When Process and Architecture Drift Apart?
Most transformations start strong. SIPOC (or equivalent methods) helps teams articulate how work actually flows, often for the first time. It brings clarity, aligns stakeholders, and paints a picture of the future. But there’s a recurring question that appears across almost every programme:
If we understand our processes so well at the start, why do so many digital transformations still miss the mark?
More often than not, the issue isn’t the technology—it’s the connection between the business view and the architectural view. SIPOC explains what the business needs to happen, but it doesn’t define how technology must support it. It was never designed to describe data structures, integrations, security boundaries, or performance requirements.
That becomes a problem when organisations assume it does.
Where Transformations Begin to Break Down?
This disconnect typically appears in two ways.
In some organisations, teams complete their SIPOC work and jump straight into selecting technology. Architecture is left to vendors or handled reactively once build begins. In others, architects do create detailed technical designs—but separately from the process view. The business artefacts sit in one folder, the architecture artefacts in another, and the bridge between them is left to interpretation.
Only when implementation begins do the gaps become visible: data models that don’t reflect the intended workflow, integrations triggered at the wrong step, security rules blocking legitimate actions. These aren’t coding defects—they’re misalignments of understanding. And fixing them late is where transformation programmes lose time, money, and momentum.
Why Late Discovery Is So Costly?
Anyone who has delivered complex programmes knows this: the later you discover a gap, the more expensive it becomes to fix.

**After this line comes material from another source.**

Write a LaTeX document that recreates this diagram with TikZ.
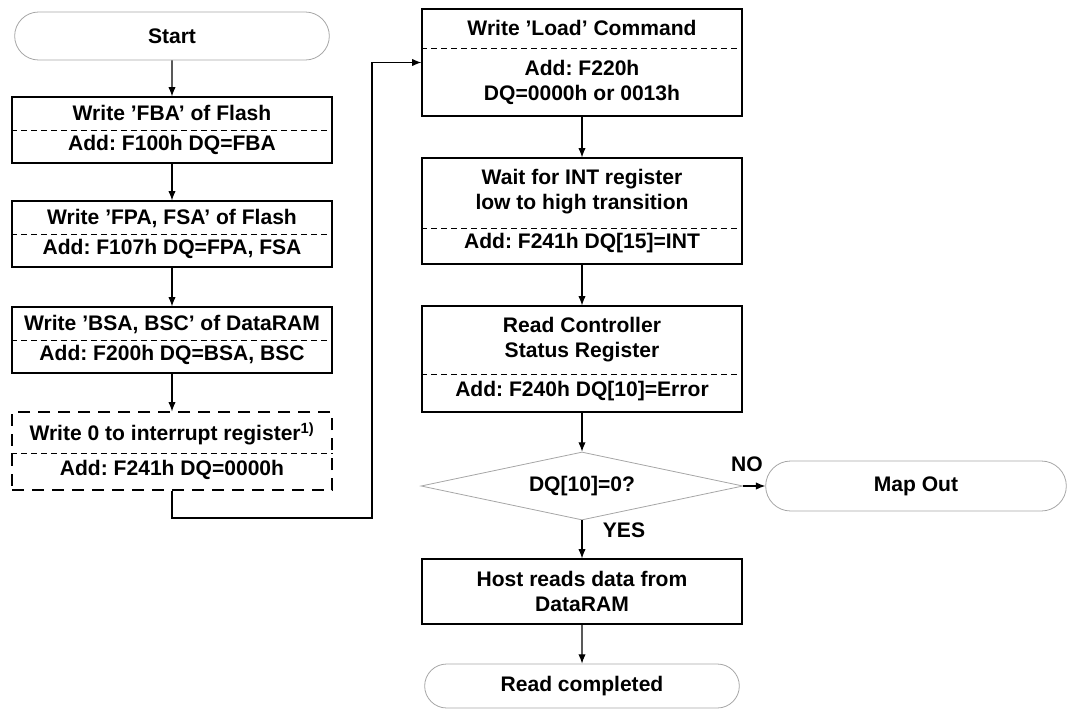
\documentclass[tikz,border=0pt]{standalone}
\usepackage{fontspec}
\setmainfont{Liberation Sans}
\usetikzlibrary{shapes.misc, shapes.geometric, arrows.meta}
\frenchspacing

\begin{document}
\begin{tikzpicture}[x=0.75pt, y=-0.75pt,
        font=\fontsize{15.8}{19}\selectfont\bfseries,
        box/.style={draw, line width=0.9pt, minimum width=240pt, align=center, inner sep=2pt},
        term/.style={draw=gray!70, line width=0.6pt, rounded rectangle, minimum width=240pt, inner sep=2pt},
        flow/.style={line width=0.8pt, -{Latex[length=7pt, width=5.5pt]}},
        divline/.style={line width=0.6pt, dash pattern=on 4.5pt off 3pt}]
        \useasboundingbox (0,0) rectangle (1071,711);

        \node[term, minimum height=36pt] (start) at (172,36) {Start};
        \node[box, minimum height=49.5pt] (fba) at (172,130) {Write ’FBA’ of Flash\\[3pt]Add: F100h DQ=FBA};
        \node[box, minimum height=49.5pt] (fpa) at (172,234) {Write ’FPA, FSA’ of Flash\\[3pt]Add: F107h DQ=FPA, FSA};
        \node[box, minimum height=49.5pt] (bsa) at (172,340) {Write ’BSA, BSC’ of DataRAM\\[3pt]Add: F200h DQ=BSA, BSC};
        \node[box, minimum height=58.5pt, dash pattern=on 9pt off 6pt] (intr) at (172,451) {Write 0 to interrupt register\textsuperscript{1)}\\[7pt]Add: F241h DQ=0000h};

        \node[box, minimum height=80.25pt] (load) at (582,62.5) {Write ’Load’ Command\\[11pt]Add: F220h\\DQ=0000h or 0013h};
        \node[box, minimum height=79.5pt] (wait) at (582,211) {Wait for INT register\\low to high transition\\[10pt]Add: F241h DQ[15]=INT};
        \node[box, minimum height=79.5pt] (status) at (582,359) {Read Controller\\Status Register\\[10pt]Add: F240h DQ[10]=Error};
        \node[draw=gray!70, line width=0.6pt, diamond, aspect=4.7, inner sep=0pt, minimum width=241.5pt, minimum height=51pt] (check) at (582,486) {DQ[10]=0?};
        \node[term, minimum width=229.5pt, minimum height=37.5pt] (mapout) at (916,486) {Map Out};
        \node[box, minimum height=48.75pt] (host) at (582,591.5) {Host reads data from\\DataRAM};
        \node[term, minimum height=33pt] (done) at (582,686) {Read completed};

        \node (no) at (747,464) {NO};
        \node (yes) at (624,530) {YES};
        \coordinate (turn) at (372,518);

        \draw[divline] (fba.west) -- (fba.east);
        \draw[divline] (fpa.west) -- (fpa.east);
        \draw[divline] (bsa.west) -- (bsa.east);
        \draw[divline] ([yshift=-1.5pt]intr.west) -- ([yshift=-1.5pt]intr.east);
        \draw[divline] ([yshift=10.9pt]load.west) -- ([yshift=10.9pt]load.east);
        \draw[divline] ([yshift=-12.75pt]wait.west) -- ([yshift=-12.75pt]wait.east);
        \draw[divline] ([yshift=-11.25pt]status.west) -- ([yshift=-11.25pt]status.east);

        \draw[flow] (start) -- (fba);
        \draw[flow] (fba) -- (fpa);
        \draw[flow] (fpa) -- (bsa);
        \draw[flow] (bsa) -- (intr);
        \draw[flow] (intr.south) |- (turn) |- (load.west);
        \draw[flow] (load) -- (wait);
        \draw[flow] (wait) -- (status);
        \draw[flow] (status) -- (check);
        \draw[flow] (check.east) -- (mapout.west);
        \draw[flow] (check) -- (host);
        \draw[flow] (host) -- (done);
    \end{tikzpicture}
\end{document}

When misalignment is found during implementation, teams must rework architecture, change processes, renegotiate vendor assumptions, or rebuild components entirely. The disruption isn’t just technical—it affects timelines, budgets, scope, and stakeholder confidence.
All because the bridge between process understanding and technical design wasn’t explicit from the start.
Building the Bridge: A Better Way Forward
The answer isn’t heavier governance or more documentation. It’s creating a deliberate, lightweight bridge between process mapping and architectural thinking. This starts by using SIPOC—not as a workshop artefact that gets filed away—but as the organising spine for architecture.
Each element becomes a prompt:
- Suppliers → trust, authentication, availability
- Inputs → data structures, validation, triggers
- Process → performance, ownership, failure handling
- Outputs → formats, contracts, retention
- Customers → access, channels, experience
This approach transforms SIPOC from a discovery tool into a guiding framework for design. Every architectural decision becomes traceable back to business intent. When a process changes, you instantly see what technical components must adjust. It’s simple, structured, and powerful—especially for organisations without large enterprise architecture functions.

Why This Matters Even More in Resource-Constrained Sectors?
In social housing, retail, and other resource-pressed sectors, transformation risk is amplified. Programmes run with tight budgets, lean teams, and strict regulatory constraints. These organisations cannot afford late-stage surprises.
A deliberate SIPOC-to-architecture bridge provides the clarity, consistency, and assurance needed without adding unnecessary bureaucracy.
A Final Question for Transformation Leaders
Before your next programme moves from process workshops to solution design, ask yourself:
At what point do our SIPOC discussions end—and where does our architecture work begin? Is that connection explicit, or is it assumed?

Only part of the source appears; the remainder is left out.